A ghoulish collection of short sci-fi, fantasy, and horror stories that explore strange and haunting possibilities.
In this macabre collection, each story borrows from and blends genre fiction, fairy tales, and historical events, as in “The Alamo Incident,” which re-creates the Alamo Mission as a casualty of eldritch beings roaming the American countryside. Most of the plots adapt a common trope (the boy who cried wolf during the Black Death, zombies who are stunned by Shakespeare, an alien invasion at a forced conversion therapy center) and tie it off with the requisite calculated twist. To fulfill that pattern, many of the protagonists display an unerring ability to commit murder or be murdered at the last minute. Sometimes, Eads’ (Lord Byron’s Prophecy, 2015, etc.) premise both carries the plot and allows for particularly apt descriptions to shine. Of those moments, “And the Raindrops—Its Tears” stands out. It follows a sinner in a dystopian civilization where none may look at the sky for fear of going insane upon sight of a sky demon.

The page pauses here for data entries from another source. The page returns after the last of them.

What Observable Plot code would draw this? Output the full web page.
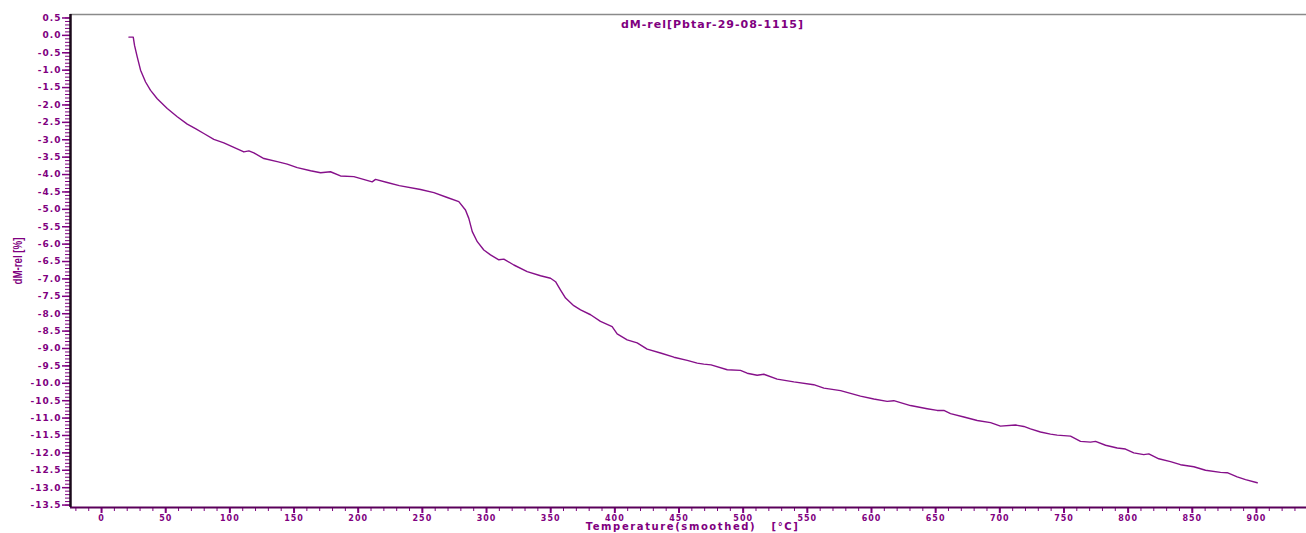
<!DOCTYPE html>
<html>
<head>
<meta charset="utf-8">
<script src="https://cdn.jsdelivr.net/npm/d3@7"></script>
<script src="https://cdn.jsdelivr.net/npm/@observablehq/plot@0.6"></script>
<style>
  html, body { margin: 0; padding: 0; background: #fff; }
  #chart svg { display: block; }
</style>
</head>
<body>
<div id="chart"></div>
<script>
const title = "dM-rel[Pbtar-29-08-1115]";
const xLabel = "Temperature(smoothed)\u00a0\u00a0\u00a0[°C]";
const yLabel = "dM-rel [%]";

const temperature = [21.3, 24.7, 25.7, 27.8, 30.4, 34.3, 38.2, 43.4, 51.2, 59.0, 66.8, 73.2, 79.7, 87.5, 95.3, 103.1, 110.9, 114.8, 118.7, 126.5, 136.9, 144.7, 152.5, 162.9, 170.7, 178.4, 186.2, 196.6, 210.9, 213.5, 222.6, 232.0, 248.6, 259.0, 269.4, 278.4, 283.6, 286.2, 288.9, 292.8, 297.9, 303.1, 309.6, 313.5, 321.3, 331.7, 342.1, 349.9, 353.8, 357.7, 361.6, 368.0, 373.3, 381.1, 388.8, 397.9, 401.8, 409.6, 417.4, 425.2, 435.6, 446.0, 456.4, 464.2, 469.3, 475.0, 487.6, 497.9, 503.1, 510.9, 516.1, 526.5, 539.5, 555.0, 562.9, 575.9, 591.4, 601.8, 612.2, 617.4, 630.4, 643.4, 651.2, 656.4, 661.6, 672.0, 682.4, 692.8, 700.5, 712.2, 718.7, 723.9, 731.7, 739.5, 744.7, 755.1, 762.9, 770.7, 774.6, 782.4, 791.5, 797.9, 804.4, 812.2, 816.1, 823.9, 833.0, 840.8, 851.2, 860.3, 872.0, 877.2, 885.0, 891.5, 900.6];
const dMrel = [-0.05, -0.05, -0.29, -0.62, -1.00, -1.34, -1.58, -1.82, -2.10, -2.34, -2.55, -2.68, -2.82, -2.99, -3.09, -3.22, -3.35, -3.32, -3.38, -3.54, -3.63, -3.70, -3.80, -3.89, -3.95, -3.92, -4.04, -4.06, -4.21, -4.14, -4.23, -4.32, -4.43, -4.52, -4.66, -4.78, -5.02, -5.26, -5.64, -5.93, -6.17, -6.31, -6.45, -6.43, -6.60, -6.79, -6.91, -6.98, -7.08, -7.32, -7.55, -7.77, -7.89, -8.03, -8.22, -8.37, -8.58, -8.75, -8.84, -9.02, -9.13, -9.25, -9.34, -9.42, -9.45, -9.47, -9.61, -9.63, -9.71, -9.77, -9.74, -9.88, -9.96, -10.04, -10.14, -10.21, -10.37, -10.45, -10.52, -10.50, -10.64, -10.73, -10.78, -10.78, -10.87, -10.97, -11.07, -11.13, -11.23, -11.20, -11.24, -11.31, -11.40, -11.46, -11.49, -11.52, -11.67, -11.69, -11.67, -11.78, -11.86, -11.89, -12.00, -12.05, -12.03, -12.17, -12.25, -12.34, -12.40, -12.50, -12.56, -12.57, -12.69, -12.77, -12.86];

const xMajorTicks = d3.range(0, 901, 50);
const xMinorTicks = d3.range(-20, 931, 10);
const yMajorTicks = d3.range(-13.5, 0.51, 0.5);
const yMinorTicks = d3.range(-135, 6, 1).map(v => v / 10);

const xDomain = [-24.2, 939];
const yDomain = [-13.57, 0.6];

const data = temperature.map((t, i) => ({t, v: dMrel[i]}));
const purple = "#800080";
const font = "DejaVu Sans, Verdana, sans-serif";

const chart = Plot.plot({
  width: 1306,
  height: 533,
  marginLeft: 70,
  marginRight: 0,
  marginTop: 14,
  marginBottom: 26,
  style: {fontFamily: font, fontWeight: "bold", fontSize: "9px", color: purple, background: "#fff", letterSpacing: "1px"},
  x: {domain: xDomain, label: null},
  y: {domain: yDomain, label: null},
  marks: [
    Plot.ruleY([yDomain[1]], {stroke: "#8a8a8a", strokeWidth: 1.5}),
    Plot.axisY({ticks: yMinorTicks, tickSize: 5, text: null, stroke: purple, strokeWidth: 1, label: null}),
    Plot.axisY({ticks: yMajorTicks, tickSize: 8, tickPadding: 1, tickFormat: d => d.toFixed(1), stroke: purple, fill: purple, strokeWidth: 1.5, label: null}),
    Plot.axisX({ticks: xMinorTicks, tickSize: 4, text: null, stroke: purple, label: null}),
    Plot.axisX({ticks: xMajorTicks, tickSize: 6, tickPadding: 2, fontSize: 8, tickFormat: d => String(d), stroke: purple, fill: purple, strokeWidth: 2, label: null}),
    Plot.ruleY([yDomain[0]], {stroke: "#5a005a", strokeWidth: 2}),
    Plot.ruleX([xDomain[0]], {stroke: "#1a0a1a", strokeWidth: 2.5}),
    Plot.line(data, {x: "t", y: "v", stroke: "#86108a", strokeWidth: 1.4}),
    Plot.text([title], {frameAnchor: "top", dx: 24, dy: 10, fill: purple, fontSize: 11, fontWeight: "bold", lineAnchor: "middle"}),
    Plot.text([xLabel], {frameAnchor: "bottom", dx: 4, dy: 19, fill: purple, fontSize: 10, fontWeight: "bold", lineAnchor: "middle"}),
    Plot.text([yLabel], {frameAnchor: "left", dx: -52, rotate: -90, textAnchor: "middle", fill: purple, fontSize: 12, fontWeight: "bold", lineAnchor: "middle"})
  ]
});

const svg = d3.select(chart);
svg.selectAll("text").filter(function() { return this.textContent === title; })
  .style("letter-spacing", "1px");
svg.selectAll("text").filter(function() { return this.textContent === xLabel; })
  .style("letter-spacing", "1.6px");
svg.selectAll("text").filter(function() { return this.textContent === yLabel; })
  .style("letter-spacing", "0px")
  .style("font-family", "'Liberation Sans', Arial, sans-serif")
  .attr("textLength", 47).attr("lengthAdjust", "spacingAndGlyphs");

document.getElementById("chart").appendChild(chart);
</script>
</body>
</html>
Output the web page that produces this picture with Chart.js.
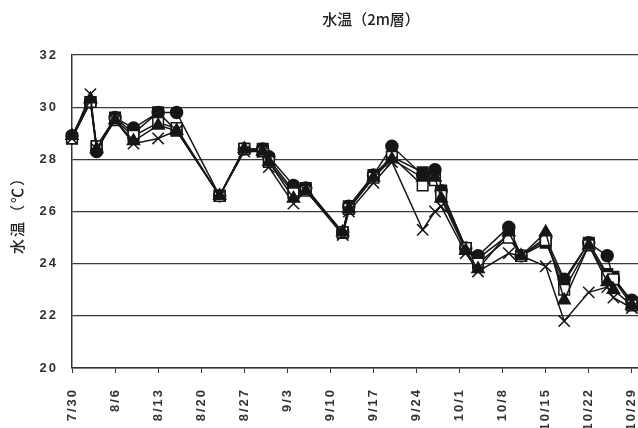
<!DOCTYPE html>
<html>
<head>
<meta charset="utf-8">
<script src="https://cdn.jsdelivr.net/npm/chart.js@4"></script>
<style>
  html, body { margin: 0; padding: 0; background: #fff; }
  #wrap { width: 638px; height: 428px; }
</style>
</head>
<body>
<div id="wrap"><canvas id="chart"></canvas></div>
<script>
// Sampling dates (month/day)
const dates = ["7/30", "8/2", "8/3", "8/6", "8/9", "8/13", "8/16", "8/23", "8/27", "8/30",
  "8/31", "9/4", "9/6", "9/12", "9/13", "9/17", "9/20", "9/25", "9/27", "9/28",
  "10/2", "10/4", "10/9", "10/11", "10/15", "10/18", "10/22", "10/25", "10/26", "10/29"];

// Water temperature at 2m for each station
const circleTemps   = [28.9, 30.2, 28.3, 29.6, 29.2, 29.8, 29.8, 26.6, 28.4, 28.4, 28.1, 27.0, 26.9, 25.2, 26.2, 27.4, 28.5, 27.4, 27.6, 26.8, 24.6, 24.3, 25.4, 24.3, 25.0, 23.4, 24.8, 24.3, 23.4, 22.6];
const squareTemps   = [28.8, 30.2, 28.5, 29.6, 29.0, 29.8, 29.1, 26.6, 28.4, 28.4, 28.0, 26.8, 26.9, 25.2, 26.2, 27.4, 28.1, 27.5, 27.3, 26.8, 24.6, 24.2, 25.1, 24.3, 24.8, 23.3, 24.8, 23.6, 23.5, 22.5];
const openTemps     = [28.8, 30.2, 28.5, 29.5, 28.9, 29.4, 29.2, 26.6, 28.4, 28.3, 27.9, 26.7, 26.8, 25.2, 26.1, 27.3, 28.1, 27.0, 27.2, 26.6, 24.6, 24.0, 25.0, 24.3, 24.9, 23.0, 24.7, 23.5, 23.4, 22.4];
const triangleTemps = [28.9, 30.3, 28.4, 29.5, 28.7, 29.3, 29.1, 26.6, 28.4, 28.3, 27.9, 26.5, 26.8, 25.2, 26.1, 27.3, 28.0, 27.3, 27.3, 26.5, 24.5, 23.8, 25.2, 24.3, 25.2, 22.6, 24.7, 23.3, 23.0, 22.4];
const crossTemps    = [28.8, 30.5, 28.4, 29.5, 28.6, 28.8, 29.1, 26.6, 28.3, 28.3, 27.7, 26.3, 26.8, 25.1, 26.0, 27.1, 27.9, 25.3, 26.0, 26.2, 24.4, 23.7, 24.4, 24.3, 23.9, 21.8, 22.9, 23.1, 22.7, 22.3];

// Axis settings
const yMin = 20, yMax = 32, yStep = 2;
const dayStep = 7;      // one tick per week
const dayMax = 92;

// days counted from 7/30
const start = new Date(2000, 6, 30);
function toDay(s) {
  const [m, d] = s.split("/").map(Number);
  return Math.round((new Date(2000, m - 1, d) - start) / 86400000);
}
function toLabel(v) {
  const dt = new Date(2000, 6, 30 + v);
  return (dt.getMonth() + 1) + "/" + dt.getDate();
}
const days = dates.map(toDay);
const pts = arr => arr.map((v, i) => ({ x: days[i], y: v }));

const ink = "#161616";
function series(label, data, style, radius, fill) {
  return {
    label: label,
    data: pts(data),
    borderColor: ink,
    borderWidth: 1.5,
    pointStyle: style,
    pointRadius: radius,
    pointBorderWidth: 1.5,
    pointBorderColor: ink,
    pointBackgroundColor: fill,
    tension: 0,
    clip: false
  };
}

// wide letter spacing for the axis numbers
const spacing = {
  id: "spacing",
  beforeUpdate(chart) { chart.ctx.letterSpacing = "2px"; },
  beforeDraw(chart) { chart.ctx.letterSpacing = "2px"; }
};

// chart title drawn above the plot
const titlePlugin = {
  id: "topTitle",
  afterDraw(chart) {
    const c = chart.ctx;
    c.save();
    c.letterSpacing = "0px";
    c.font = "500 15px 'Noto Sans CJK JP'";
    c.fillStyle = "#222";
    c.textAlign = "center";
    c.textBaseline = "middle";
    c.fillText("水温（2m層）", 371, 19);
    c.restore();
  }
};

new Chart(document.getElementById("chart"), {
  type: "line",
  data: {
    datasets: [
      series("×", crossTemps, "crossRot", 8, ink),
      series("△", triangleTemps, "triangle", 7, ink),
      series("□", openTemps, "rect", 7.5, "#fff"),
      series("■", squareTemps, "rect", 7.5, ink),
      series("●", circleTemps, "circle", 6, ink)
    ]
  },
  plugins: [spacing, titlePlugin],
  options: {
    responsive: true,
    maintainAspectRatio: false,
    animation: false,
    layout: { autoPadding: false, padding: { top: 55, right: 0, bottom: 0, left: 0 } },
    plugins: {
      legend: { display: false },
      title: { display: false },
      tooltip: { enabled: false }
    },
    scales: {
      x: {
        type: "linear",
        min: 0,
        max: dayMax,
        afterFit(scale) {
          scale.height = 60;
          scale.paddingLeft = 0;
          scale.paddingRight = 0;
        },
        border: { display: true, color: "#333", width: 1.5 },
        grid: { display: true, drawOnChartArea: false, drawTicks: true, tickLength: 5, color: "#333" },
        ticks: {
          stepSize: dayStep,
          includeBounds: false,
          autoSkip: false,
          minRotation: 90,
          maxRotation: 90,
          padding: 15,
          color: "#333",
          font: { family: "'Liberation Sans'", size: 13, weight: "bold" },
          callback: v => toLabel(v)
        }
      },
      y: {
        min: yMin,
        max: yMax,
        afterFit(scale) {
          scale.width = 72;
        },
        border: { display: true, color: "#333", width: 1.5 },
        grid: { color: "#3a3a3a", lineWidth: 1.2, drawTicks: false },
        ticks: {
          stepSize: yStep,
          padding: 14,
          color: "#333",
          font: { family: "'Liberation Sans'", size: 13, weight: "bold" }
        },
        title: {
          display: true,
          text: "水温（℃）",
          color: "#222",
          padding: { top: 8, bottom: 0 },
          font: { family: "'Noto Sans CJK JP'", size: 15, weight: "500" }
        }
      }
    }
  }
});
</script>
</body>
</html>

In other stories, the genres pile up into a terrifying heap. The most emblematic is certainly “Riveter,” in which Eva Braun falls in love with a poster of Rosie the Riveter and tries to bring her to life through some classic unethical sci-fi experiments in the Third Reich. For the stories where Eads sticks to character development and description, his writing sets a pleasing rhythm. But when he tries for metaphorical flourishes, they tend to be too on-the-nose: In “The Dreamist,” dream-projection technology has made skilled dreamers famous, and the narration can’t help itself but repeatedly point out that the story’s surreality makes it feel “like a dream.”
This unholy anthology can’t quite break free of its tropes, but it’s certainly something to look at.